#### WHAT IS BEING ASKED
Return each line of the listing below, unchanged, and omit the images.

:: DATASET EXCERPT ::

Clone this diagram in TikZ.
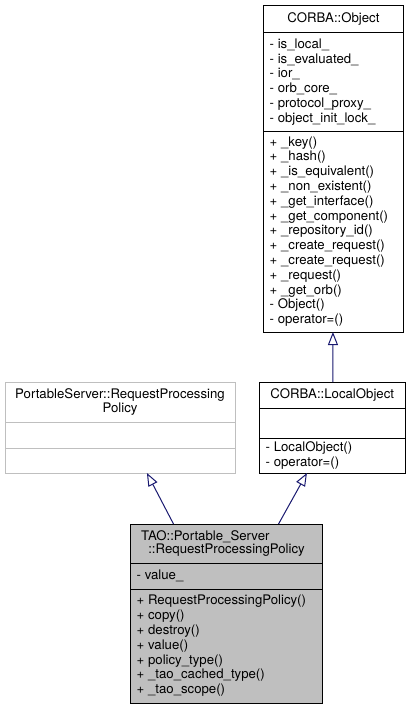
\documentclass[tikz,border=0pt]{standalone}
\usepackage{fontspec}
\setmainfont{TeX Gyre Heros}
\usetikzlibrary{arrows.meta,calc}
\definecolor{edgeblue}{HTML}{191970}
\definecolor{greyb}{HTML}{BFBFBF}
\begin{document}
\begin{tikzpicture}[x=1pt,y=-1pt,
  box/.style={draw=black, line width=1pt, rectangle, inner sep=0pt, outer sep=0pt, anchor=north west},
  sep/.style={draw=black, line width=1pt},
  txt/.style={inner sep=0pt, font=\fontsize{13.2}{14.8}\selectfont, align=left, anchor=west, text=black},
  ttl/.style={inner sep=0pt, font=\fontsize{13.2}{14.8}\selectfont, align=center, text=black},
  inh/.style={draw=edgeblue, line width=1pt, -{Triangle[open, length=13pt, width=10pt, fill=white]}}]
\useasboundingbox (0,0) rectangle (412,709);
\fill[white] (0,0) rectangle (412,709);

% CORBA::Object
\node[box, minimum width=140pt, minimum height=326pt] (obj) at (263.5,6) {};
\draw[sep] (263.5,33) -- (403.5,33);
\draw[sep] (263.5,131) -- (403.5,131);
\node[ttl] (objt) at (333.5,19.5) {CORBA::Object};
\node[txt] (obja) at (269.5,82) {- is\_local\_\\- is\_evaluated\_\\- ior\_\\- orb\_core\_\\- protocol\_proxy\_\\- object\_init\_lock\_};
\node[txt] (objm) at (269.5,231.5) {+ \_key()\\+ \_hash()\\+ \_is\_equivalent()\\+ \_non\_existent()\\+ \_get\_interface()\\+ \_get\_component()\\+ \_repository\_id()\\+ \_create\_request()\\+ \_create\_request()\\+ \_request()\\+ \_get\_orb()\\- Object()\\- operator=()};

% CORBA::LocalObject
\node[box, minimum width=145.5pt, minimum height=91pt] (lo) at (259.5,382) {};
\draw[sep] (259.5,408) -- (405,408);
\draw[sep] (259.5,438) -- (405,438);
\node[ttl] (lot) at (332.25,395) {CORBA::LocalObject};
\node[txt] (lom) at (265.5,455.5) {- LocalObject()\\- operator=()};

% PortableServer::RequestProcessingPolicy
\node[box, draw=greyb, minimum width=230pt, minimum height=91pt] (ps) at (5,382) {};
\draw[sep, draw=greyb] (5,422) -- (235,422);
\draw[sep, draw=greyb] (5,448) -- (235,448);
\node[ttl] (pst) at (120,402) {PortableServer::RequestProcessing\\Policy};

% TAO::Portable_Server::RequestProcessingPolicy
\node[box, fill=greyb, minimum width=192pt, minimum height=179pt] (tao) at (130.5,524) {};
\draw[sep] (130.5,563) -- (322.5,563);
\draw[sep] (130.5,589) -- (322.5,589);
\node[txt] (taot1) at (141,537) {TAO::Portable\_Server};
\node[ttl] (taot2) at (226.5,550.5) {::RequestProcessingPolicy};
\node[txt] (taoa) at (136.5,576) {- value\_};
\node[txt] (taom) at (136.5,646) {+ RequestProcessingPolicy()\\+ copy()\\+ destroy()\\+ value()\\+ policy\_type()\\+ \_tao\_cached\_type()\\+ \_tao\_scope()};

% inheritance
\draw[inh] ($(tao.north west)!0.224!(tao.north east)$) -- ($(ps.south west)!0.617!(ps.south east)$);
\draw[inh] ($(tao.north west)!0.771!(tao.north east)$) -- ($(lo.south west)!0.326!(lo.south east)$);
\draw[inh] ($(lo.north west)!0.505!(lo.north east)$) -- ($(obj.south west)!0.496!(obj.south east)$);
\end{tikzpicture}
\end{document}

:::

#### RESULT OF THIS TASK
Clone this diagram in TikZ.
\documentclass[tikz,border=0pt]{standalone}
\usepackage{fontspec}
\setmainfont{TeX Gyre Heros}
\usetikzlibrary{arrows.meta,calc}
\definecolor{edgeblue}{HTML}{191970}
\definecolor{greyb}{HTML}{BFBFBF}
\begin{document}
\begin{tikzpicture}[x=1pt,y=-1pt,
  box/.style={draw=black, line width=1pt, rectangle, inner sep=0pt, outer sep=0pt, anchor=north west},
  sep/.style={draw=black, line width=1pt},
  txt/.style={inner sep=0pt, font=\fontsize{13.2}{14.8}\selectfont, align=left, anchor=west, text=black},
  ttl/.style={inner sep=0pt, font=\fontsize{13.2}{14.8}\selectfont, align=center, text=black},
  inh/.style={draw=edgeblue, line width=1pt, -{Triangle[open, length=13pt, width=10pt, fill=white]}}]
\useasboundingbox (0,0) rectangle (412,709);
\fill[white] (0,0) rectangle (412,709);

% CORBA::Object
\node[box, minimum width=140pt, minimum height=326pt] (obj) at (263.5,6) {};
\draw[sep] (263.5,33) -- (403.5,33);
\draw[sep] (263.5,131) -- (403.5,131);
\node[ttl] (objt) at (333.5,19.5) {CORBA::Object};
\node[txt] (obja) at (269.5,82) {- is\_local\_\\- is\_evaluated\_\\- ior\_\\- orb\_core\_\\- protocol\_proxy\_\\- object\_init\_lock\_};
\node[txt] (objm) at (269.5,231.5) {+ \_key()\\+ \_hash()\\+ \_is\_equivalent()\\+ \_non\_existent()\\+ \_get\_interface()\\+ \_get\_component()\\+ \_repository\_id()\\+ \_create\_request()\\+ \_create\_request()\\+ \_request()\\+ \_get\_orb()\\- Object()\\- operator=()};

% CORBA::LocalObject
\node[box, minimum width=145.5pt, minimum height=91pt] (lo) at (259.5,382) {};
\draw[sep] (259.5,408) -- (405,408);
\draw[sep] (259.5,438) -- (405,438);
\node[ttl] (lot) at (332.25,395) {CORBA::LocalObject};
\node[txt] (lom) at (265.5,455.5) {- LocalObject()\\- operator=()};

% PortableServer::RequestProcessingPolicy
\node[box, draw=greyb, minimum width=230pt, minimum height=91pt] (ps) at (5,382) {};
\draw[sep, draw=greyb] (5,422) -- (235,422);
\draw[sep, draw=greyb] (5,448) -- (235,448);
\node[ttl] (pst) at (120,402) {PortableServer::RequestProcessing\\Policy};

% TAO::Portable_Server::RequestProcessingPolicy
\node[box, fill=greyb, minimum width=192pt, minimum height=179pt] (tao) at (130.5,524) {};
\draw[sep] (130.5,563) -- (322.5,563);
\draw[sep] (130.5,589) -- (322.5,589);
\node[txt] (taot1) at (141,537) {TAO::Portable\_Server};
\node[ttl] (taot2) at (226.5,550.5) {::RequestProcessingPolicy};
\node[txt] (taoa) at (136.5,576) {- value\_};
\node[txt] (taom) at (136.5,646) {+ RequestProcessingPolicy()\\+ copy()\\+ destroy()\\+ value()\\+ policy\_type()\\+ \_tao\_cached\_type()\\+ \_tao\_scope()};

% inheritance
\draw[inh] ($(tao.north west)!0.224!(tao.north east)$) -- ($(ps.south west)!0.617!(ps.south east)$);
\draw[inh] ($(tao.north west)!0.771!(tao.north east)$) -- ($(lo.south west)!0.326!(lo.south east)$);
\draw[inh] ($(lo.north west)!0.505!(lo.north east)$) -- ($(obj.south west)!0.496!(obj.south east)$);
\end{tikzpicture}
\end{document}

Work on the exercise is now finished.